Knowledge & Collaboration

GitHub Pages

A free static site hosting service provided by GitHub that publishes websites directly from repositories. Enables hosting documentation, blogs, and portfolios with automatic deployment from Git.

GitHub Pages static site hosting website deployment documentation hosting free hosting
Created: March 2, 2026 Updated: April 2, 2026

What is GitHub Pages?

GitHub Pages is a free static site hosting service integrated into GitHub that publishes websites directly from repositories. Commit HTML, Markdown, or Jekyll configuration to a repository, and GitHub automatically builds and deploys your site. Supporting custom domains, HTTPS, and Jekyll static site generation, Pages eliminates hosting infrastructure for documentation, blogs, and portfolio sites while leveraging Git for version control and collaboration.

In a nutshell: Free website hosting directly from your GitHub repository—commit and your site updates automatically.

Key points:

  • What it does: Hosts static websites automatically generated from repository content
  • Why it matters: Enables free, friction-free site hosting for documentation and blogs
  • Who uses it: Open-source projects, developers, students, documentation authors

Why it matters

Historically, publishing websites required separate hosting accounts, domain configuration, and manual deployment. GitHub Pages eliminates this friction—your repository is your hosting platform. Documentation lives alongside code, versioned together, deployed automatically with each commit.
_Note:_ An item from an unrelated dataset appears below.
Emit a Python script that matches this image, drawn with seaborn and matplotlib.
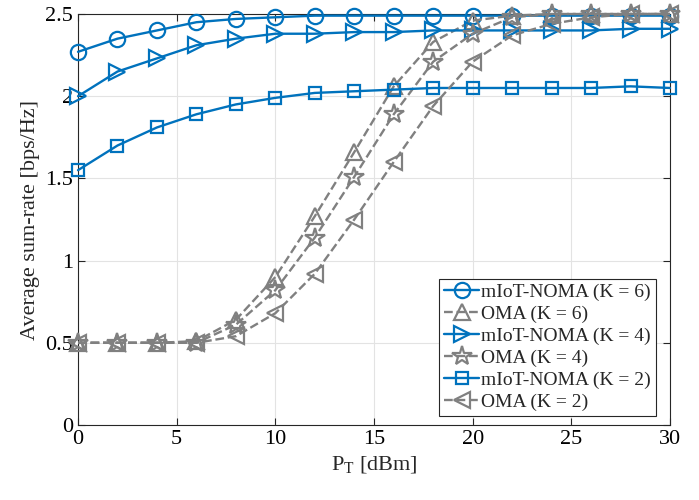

For open-source projects, Pages provides visibility for project documentation and community resources. For developers, it offers free portfolio hosting showcasing work. For students, it demonstrates web development skills without paid hosting. This accessibility has democratized web publishing and contributed to the prevalence of documentation-driven projects.

How it works

Repository as Content Source Commit HTML files, Markdown with Jekyll configuration, or other static assets directly to your repository’s gh-pages branch or /docs directory.

Automatic Building GitHub automatically runs Jekyll (the included static site generator) on committed content. Markdown converts to HTML, templates apply styling, and the entire site builds automatically.

Publication Built site automatically publishes to username.github.io for user/organization sites or username.github.io/repository-name for project sites. Available immediately at the public URL.

Custom Domains Point custom domains to Pages sites through DNS CNAME records, enabling branded URLs while maintaining GitHub’s infrastructure.

Real-world use cases

Project Documentation Open-source projects serve documentation from Pages. Users find docs at project.github.io, documentation is versioned with code, and updates deploy automatically when code changes.

Personal Portfolios Developers host portfolio websites showcasing projects and work samples at username.github.io, maintaining control and version history without external hosting providers.

Technical Blogs Engineers publish blogs using Jekyll themes hosted on Pages. Posts are committed as Markdown, automatically built into static HTML, and deployed instantly.

API Documentation Teams generate API documentation from code comments using tools like OpenAPI, hosting documentation on Pages for easy discovery and version management aligned with API releases.

Benefits and considerations

Primary advantages include zero hosting cost, automatic deployment from Git commits, integrated version control, HTTPS by default, and minimal configuration for basic sites.

Limitations exist. Pages only hosts static content—no server-side processing, databases, or dynamic features. Building complex applications requires supplemental backend services. Jekyll customization requires learning template syntax. Large sites with extensive assets may have build time limitations. While suitable for blogs and documentation, Pages doesn’t serve applications requiring authentication or dynamic rendering.

Frequently asked questions

Q: Can GitHub Pages host dynamic websites? A: Not natively. Pages only hosts static HTML. Applications requiring server-side processing need external backends (AWS Lambda, Node.js services) handling API requests.

Q: Does GitHub Pages support HTTPS? A: Yes, HTTPS is enabled by default for .github.io domains and custom domains via Let’s Encrypt certificates.

Q: What are Pages performance characteristics? A: Pages sites deploy globally via Fastly’s CDN, providing excellent performance. Static content caching ensures fast page loads. Build times are typically seconds to minutes depending on site complexity.

Q: Can I use Pages for ecommerce or sensitive applications? A: Pages works for static product catalogs and marketing sites but isn’t suitable for applications handling payments, user authentication, or sensitive data. Those require backend services Pages doesn’t provide.

Common use patterns

Documentation Publishing Teams maintain documentation as Markdown in repositories, automatically published to user-friendly websites. When code changes, documentation updates in the same commit, ensuring documentation-code alignment.

Portfolio Hosting Individual developers host portfolios showcasing past projects, skills, and experience. Pages provides credible hosting without hosting vendor selection, offering potential employers direct access to developer portfolios.

GitHub Organization Sites Organizations use GitHub Pages to present company information, team details, blog content, and news. Organization sites serve as public-facing websites built from repository content.

Educational Resources Educators and students use Pages for course websites, lecture notes, and learning resources. Version control enables collaborative content development and history tracking.